In May, the county issued 221 residential building permits versus 186 in May 2013, an jump of 19 percent. The revenue the county got from those permits rose 21 percent to $225,312.
The county doesn’t individually report the value of one construction segment, and the value of all construction permitted during the month dropped by 14 percent.
The drop, though, undoubtedly was a reflection of a 77 percent drop in commercial construction permits.
In Myrtle Beach, according to figures from the city, the number of residential construction permits went from 33 to 38 from May 3013 to May 2014, with the total value of the construction more than $3 million more this May than last.
Builders nationwide are feeling good as well, according to a recent survey from the National Association of Home Builders.

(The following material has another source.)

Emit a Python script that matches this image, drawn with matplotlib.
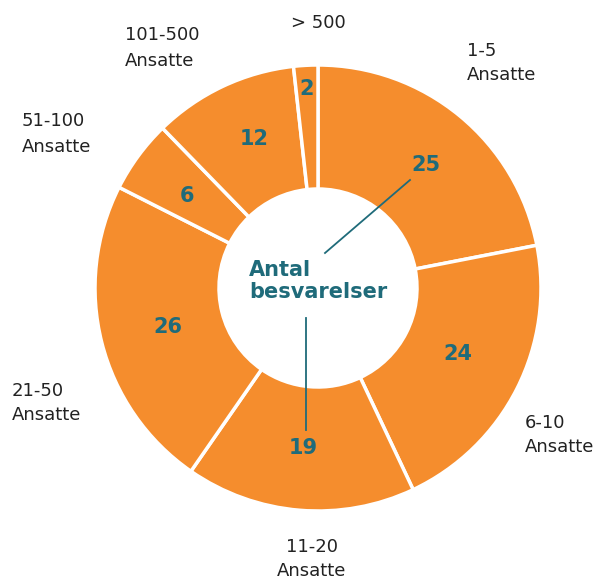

It said that builders confidence in the market for newly-built, single-family homes rose four points in June to reach a level of 49 on the National Association of Home Builders/Wells Fargo Housing Market Index.
That’s one point shy of the threshold for the number considered to signal healthy conditions.
Horry County builders attitudes reflect those nationally, said Fred Coyne, owner of Westbridge Homes and chairman of the Horry Georgetown Home Builders Association’s Professional Remodelers Council.
He estimated that his business is up between 40 percent and 60 percent in the last year. Consumer confidence has shifted from the paralysis of just a couple years ago to people feeling good about home buying.
He said that 40 additional permits issued by Horry County last month is a significant increase.
He likened the home building situation now to arriving early at a restaurant for a Sunday lunch. There are plenty of empty seats until church services end.
Then, Coyne said, “You sort of look around and go wow. I‘m glad I got here when I did.”
But the turnaround comes with a new set of problems.
Coyne said builders, subcontractors and suppliers all shrunk in size and workforce during the recession. Now that building is showing significant activity, Coyne said that getting building supplies and subcontractors in a timely fashion can be challenging.
Coyne said he’s confident that home building will continue on a positive trend, assuming the cost of materials and interest rates don’t rise too high.